### THE REQUEST:
Restate the listing that follows word for word, without its pictures.

### RECORDED DATA:
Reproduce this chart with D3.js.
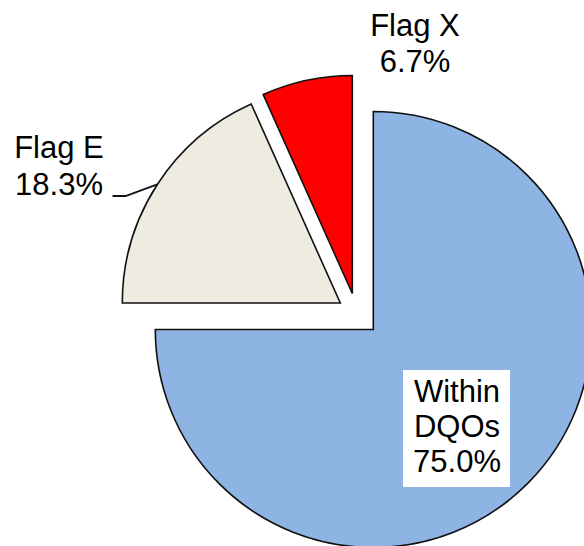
<!DOCTYPE html>
<html>
<head>
<meta charset="utf-8">
<script src="https://cdn.jsdelivr.net/npm/d3@7"></script>
<style>
  html, body { margin: 0; padding: 0; background: #fff; }
  svg { display: block; }
  text { font-family: "Liberation Sans", Arial, sans-serif; fill: #000; }
</style>
</head>
<body>
<svg id="chart" width="584" height="546"></svg>
<script>
// Share of results by data-quality flag
const categories = ["Within DQOs", "Flag E", "Flag X"];
const shares = [75.0, 18.3, 6.7];
const labelLines = [["Within", "DQOs", "75.0%"], ["Flag E", "18.3%"], ["Flag X", "6.7%"]];

// layout
const W = 584, H = 546;
const cx = 373.3, cy = 329.5, radius = 218;
const colors = { "Within DQOs": "#8EB4E3", "Flag E": "#EEECE1", "Flag X": "#FF0000" };
const explode = { "Within DQOs": [0, 0], "Flag E": [-33, -26.5], "Flag X": [-21, -36] };
const fontSize = 31, lineGap = 36;

const svg = d3.select("#chart");

const pie = d3.pie().sort(null).value(d => d.value).startAngle(0).endAngle(2 * Math.PI);
const arc = d3.arc().innerRadius(0).outerRadius(radius);

const rows = categories.map((c, i) => ({ name: c, value: shares[i], lines: labelLines[i] }));
const arcs = pie(rows);

const g = svg.append("g").attr("transform", `translate(${cx},${cy})`);

g.selectAll("path.slice")
  .data(arcs)
  .join("path")
  .attr("class", "slice")
  .attr("transform", d => `translate(${explode[d.data.name][0]},${explode[d.data.name][1]})`)
  .attr("d", arc)
  .attr("fill", d => colors[d.data.name])
  .attr("stroke", "#111")
  .attr("stroke-width", 1.6)
  .attr("stroke-linejoin", "miter");

// Flag E leader line, from label to the slice rim at its mid-angle
const e = arcs[1];
const eOff = explode["Flag E"];
const leadAngle = (e.startAngle + e.endAngle) / 2;
const rim = [cx + eOff[0] + radius * Math.sin(leadAngle), cy + eOff[1] - radius * Math.cos(leadAngle)];
svg.append("path")
  .attr("d", d3.line()([[112.5, 196], [125.5, 196], rim]))
  .attr("fill", "none")
  .attr("stroke", "#111")
  .attr("stroke-width", 1.8);

// labels
const labelPos = {
  "Within DQOs": { x: 457, y: 402, gap: 35, box: [403, 370, 107, 117] },
  "Flag E": { x: 59, y: 158, gap: 37 },
  "Flag X": { x: 415, y: 36, gap: 36 }
};

rows.forEach(r => {
  const p = labelPos[r.name];
  if (p.box) {
    svg.append("rect")
      .attr("x", p.box[0]).attr("y", p.box[1])
      .attr("width", p.box[2]).attr("height", p.box[3])
      .attr("fill", "#fff");
  }
  const t = svg.append("text")
    .attr("text-anchor", "middle")
    .attr("font-size", fontSize);
  r.lines.forEach((ln, i) => {
    t.append("tspan").attr("x", p.x).attr("y", p.y + i * p.gap).text(ln);
  });
});
</script>
</body>
</html>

### EXPECTED OUTPUT:
Reproduce this chart with D3.js.
<!DOCTYPE html>
<html>
<head>
<meta charset="utf-8">
<script src="https://cdn.jsdelivr.net/npm/d3@7"></script>
<style>
  html, body { margin: 0; padding: 0; background: #fff; }
  svg { display: block; }
  text { font-family: "Liberation Sans", Arial, sans-serif; fill: #000; }
</style>
</head>
<body>
<svg id="chart" width="584" height="546"></svg>
<script>
// Share of results by data-quality flag
const categories = ["Within DQOs", "Flag E", "Flag X"];
const shares = [75.0, 18.3, 6.7];
const labelLines = [["Within", "DQOs", "75.0%"], ["Flag E", "18.3%"], ["Flag X", "6.7%"]];

// layout
const W = 584, H = 546;
const cx = 373.3, cy = 329.5, radius = 218;
const colors = { "Within DQOs": "#8EB4E3", "Flag E": "#EEECE1", "Flag X": "#FF0000" };
const explode = { "Within DQOs": [0, 0], "Flag E": [-33, -26.5], "Flag X": [-21, -36] };
const fontSize = 31, lineGap = 36;

const svg = d3.select("#chart");

const pie = d3.pie().sort(null).value(d => d.value).startAngle(0).endAngle(2 * Math.PI);
const arc = d3.arc().innerRadius(0).outerRadius(radius);

const rows = categories.map((c, i) => ({ name: c, value: shares[i], lines: labelLines[i] }));
const arcs = pie(rows);

const g = svg.append("g").attr("transform", `translate(${cx},${cy})`);

g.selectAll("path.slice")
  .data(arcs)
  .join("path")
  .attr("class", "slice")
  .attr("transform", d => `translate(${explode[d.data.name][0]},${explode[d.data.name][1]})`)
  .attr("d", arc)
  .attr("fill", d => colors[d.data.name])
  .attr("stroke", "#111")
  .attr("stroke-width", 1.6)
  .attr("stroke-linejoin", "miter");

// Flag E leader line, from label to the slice rim at its mid-angle
const e = arcs[1];
const eOff = explode["Flag E"];
const leadAngle = (e.startAngle + e.endAngle) / 2;
const rim = [cx + eOff[0] + radius * Math.sin(leadAngle), cy + eOff[1] - radius * Math.cos(leadAngle)];
svg.append("path")
  .attr("d", d3.line()([[112.5, 196], [125.5, 196], rim]))
  .attr("fill", "none")
  .attr("stroke", "#111")
  .attr("stroke-width", 1.8);

// labels
const labelPos = {
  "Within DQOs": { x: 457, y: 402, gap: 35, box: [403, 370, 107, 117] },
  "Flag E": { x: 59, y: 158, gap: 37 },
  "Flag X": { x: 415, y: 36, gap: 36 }
};

rows.forEach(r => {
  const p = labelPos[r.name];
  if (p.box) {
    svg.append("rect")
      .attr("x", p.box[0]).attr("y", p.box[1])
      .attr("width", p.box[2]).attr("height", p.box[3])
      .attr("fill", "#fff");
  }
  const t = svg.append("text")
    .attr("text-anchor", "middle")
    .attr("font-size", fontSize);
  r.lines.forEach((ln, i) => {
    t.append("tspan").attr("x", p.x).attr("y", p.y + i * p.gap).text(ln);
  });
});
</script>
</body>
</html>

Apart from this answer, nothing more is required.